I believe he's referring to the caution against gaping admiration during a swordfight.
It appears the pirate girl has a saber, and the guy an epee, and both of them are way too close for swordfighting, but at a great distance for looking down her blouse.
And his sword is up, not lowered, as we can see in the illustration.
@Althouse, what Paco Wove wrote.
@Sam, looking at the panel, I believe that the fellow's sword has been knocked from his hand by the hilt of her cutlass.
Thanks. Noted.
Now, I must get back to the pounding beat. It is all that matters to me.
Professor, Your new icon/avatar photo with you in yellow is not as becoming (to me) as your one in blue. Maybe you're trying to look like some 35 y/o and less sharp as you really are.
Super-Pancho!
In making the transition from Interplanetary WASP to Chicano from Beyond, Superman lost that well-tailored look and gained a five day stubble. I've often wondered how Superman managed to shave.
Santa found dead of peritonitis. Video at 11.
Crazy Street Corner Guy Off His Meds Says"
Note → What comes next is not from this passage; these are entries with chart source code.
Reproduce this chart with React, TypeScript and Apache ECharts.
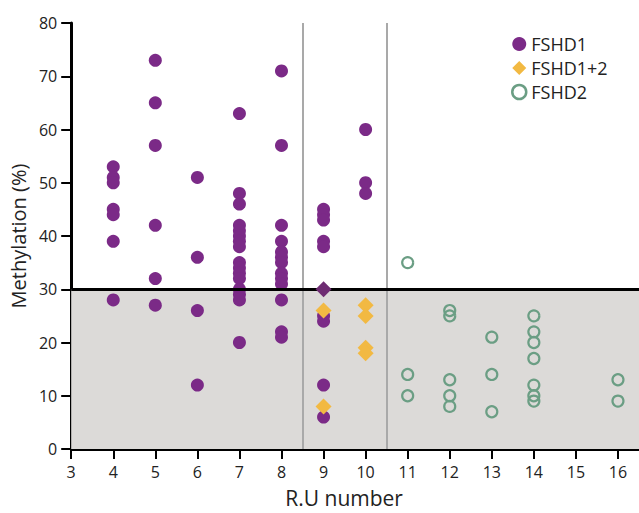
import React, { useEffect, useRef } from "react";
import * as echarts from "echarts";

const xTicks = [3, 4, 5, 6, 7, 8, 9, 10, 11, 12, 13, 14, 15, 16];
const yTicks = [0, 10, 20, 30, 40, 50, 60, 70, 80];

const fshd1: [number, number][] = [
  [4, 53], [4, 51], [4, 50], [4, 45], [4, 44], [4, 39], [4, 28],
  [5, 73], [5, 65], [5, 57], [5, 42], [5, 32], [5, 27],
  [6, 51], [6, 36], [6, 26], [6, 12],
  [7, 63], [7, 48], [7, 46], [7, 42], [7, 41], [7, 40], [7, 39], [7, 38], [7, 35], [7, 34], [7, 33], [7, 32], [7, 30], [7, 29], [7, 28], [7, 20],
  [8, 71], [8, 57], [8, 42], [8, 39], [8, 37], [8, 36], [8, 35], [8, 33], [8, 32], [8, 31], [8, 28], [8, 22], [8, 21],
  [9, 45], [9, 44], [9, 43], [9, 39], [9, 38], [9, 25], [9, 24], [9, 12], [9, 6],
  [10, 60], [10, 50], [10, 48],
];

const fshd12: [number, number][] = [
  [9, 26], [9, 8], [10, 27], [10, 25], [10, 19], [10, 18],
];

const overlap: [number, number][] = [[9, 30]];

const fshd2: [number, number][] = [
  [11, 35], [11, 14], [11, 10],
  [12, 26], [12, 25], [12, 13], [12, 10], [12, 8],
  [13, 21], [13, 14], [13, 7],
  [14, 25], [14, 22], [14, 20], [14, 17], [14, 12], [14, 10], [14, 9],
  [16, 13], [16, 9],
];

const threshold = 30;
const dividers = [8.5, 10.5];

const PURPLE = "#7b2a87";
const YELLOW = "#f2b942";
const GREEN = "#6b9e84";
const FONT = "Open Sans";

export default function App() {
  const ref = useRef<HTMLDivElement>(null);
  useEffect(() => {
    document.body.style.margin = "0";
    const chart = echarts.init(ref.current!, null, { renderer: "svg" });
    chart.setOption({
      animation: false,
      textStyle: { fontFamily: FONT },
      grid: { left: 70, top: 23, right: 0, bottom: 60, containLabel: false },
      legend: {
        orient: "vertical",
        left: 506,
        top: 30,
        itemGap: 6,
        itemWidth: 14,
        itemHeight: 14,
        textStyle: { fontSize: 18, lineHeight: 18, color: "#222", fontFamily: FONT },
        data: [
          { name: "FSHD1", icon: "circle", itemStyle: { color: PURPLE } },
          { name: "FSHD1+2", icon: "diamond", itemStyle: { color: YELLOW } },
          { name: "FSHD2", icon: "circle", itemStyle: { color: "rgba(0,0,0,0)", borderColor: GREEN, borderWidth: 2.5 } },
        ],
      },
      xAxis: {
        type: "value",
        min: 3,
        max: 16.5,
        interval: 1,
        name: "R.U number",
        nameLocation: "middle",
        nameGap: 38,
        nameTextStyle: { fontSize: 21, color: "#222", fontFamily: FONT, padding: [0, 22, 0, 0] },
        splitLine: { show: false },
        axisLine: { lineStyle: { color: "#000", width: 3 } },
        axisTick: { show: true, length: 10, lineStyle: { color: "#000", width: 2 }, customValues: xTicks },
        axisLabel: { fontSize: 16, color: "#222", margin: 15, customValues: xTicks, fontFamily: FONT },
      },
      yAxis: {
        type: "value",
        min: 0,
        max: 80,
        interval: 10,
        name: "Methylation (%)",
        nameLocation: "middle",
        nameGap: 41,
        nameTextStyle: { fontSize: 20, color: "#222", fontFamily: FONT },
        splitLine: { show: false },
        axisLine: { show: true, lineStyle: { color: "#000", width: 3 } },
        axisTick: { show: true, length: 10, lineStyle: { color: "#000", width: 2 }, customValues: yTicks },
        axisLabel: { fontSize: 16, color: "#222", margin: 14, customValues: yTicks, fontFamily: FONT },
      },
      series: [
        {
          type: "scatter",
          name: "bg",
          data: [],
          z: 1,
          silent: true,
          markArea: {
            silent: true,
            itemStyle: { color: "#dcdad8" },
            data: [[{ coord: [3, 0] }, { coord: [16.5, threshold] }]],
          },
          markLine: {
            silent: true,
            symbol: "none",
            label: { show: false },
            data: [
              ...dividers.map((d) => ({
                xAxis: d,
                lineStyle: { color: "#a9a9a9", width: 2, type: "solid" },
              })),
              { yAxis: threshold, lineStyle: { color: "#000", width: 3, type: "solid" } },
            ],
          },
        },
        {
          type: "scatter",
          name: "FSHD1",
          data: fshd1,
          symbol: "circle",
          symbolSize: 13,
          itemStyle: { color: PURPLE, opacity: 1 },
          z: 3,
        },
        {
          type: "scatter",
          name: "FSHD1+2",
          data: fshd12,
          symbol: "diamond",
          symbolSize: 16,
          itemStyle: { color: YELLOW, opacity: 1 },
          z: 4,
        },
        {
          type: "scatter",
          name: "overlap",
          data: overlap,
          symbol: "diamond",
          symbolSize: 16,
          itemStyle: { color: "#6e2c72", opacity: 1 },
          z: 5,
        },
        {
          type: "scatter",
          name: "FSHD2",
          data: fshd2,
          symbol: "circle",
          symbolSize: 11,
          itemStyle: { color: "rgba(0,0,0,0)", borderColor: GREEN, borderWidth: 2.2, opacity: 1 },
          z: 3,
        },
      ],
    });
    return () => chart.dispose();
  }, []);
  return <div ref={ref} style={{ width: 639, height: 513 }} />;
}
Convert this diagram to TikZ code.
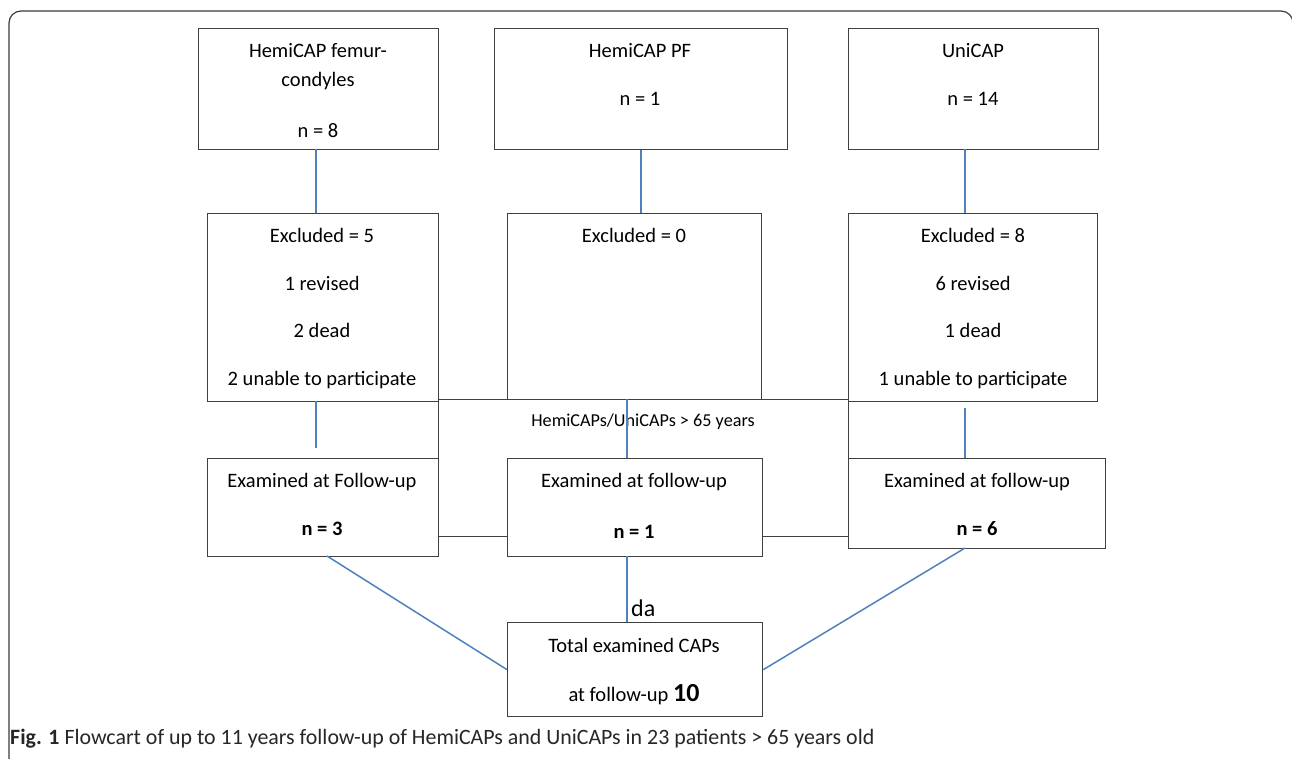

Stop smiling, damn you. You think and smile and think and smile and think and smile but your soul is cancer, it is cancer and charcoal and you think you have it under control but you don't, I see the oil slipping out of your mouth, oil -- thick oil! -- and I will pull your smiling teeth from your mouth and I will suck on those teeth like peppermints, I will crush them to powder between my molars and I will spit the dust of your smile into the street where the pigeons are, you never pay any attention to the pigeons, they have lives but you are too f**king busy to even acknowledge their existence, stop smiling...
What the hell??
"Your paleocomicologist"
Ha ha ha.
Fleet,
Agreed. She looks red-eyed and bibulous and she should darken her hair, now it looks white. It could be a better pic maybe with some Photoshop.
Betamax3000,
What's Crack's cut?
Big Mike, yes, it's up, and yes, it's been knocked out of his hand, but it was up when she knocked it out of his hand--not in a position to threaten her. An epee is a point-only weapon (no sharp edges); a saber has a point and an edge. Just the thoughts of one who has fenced.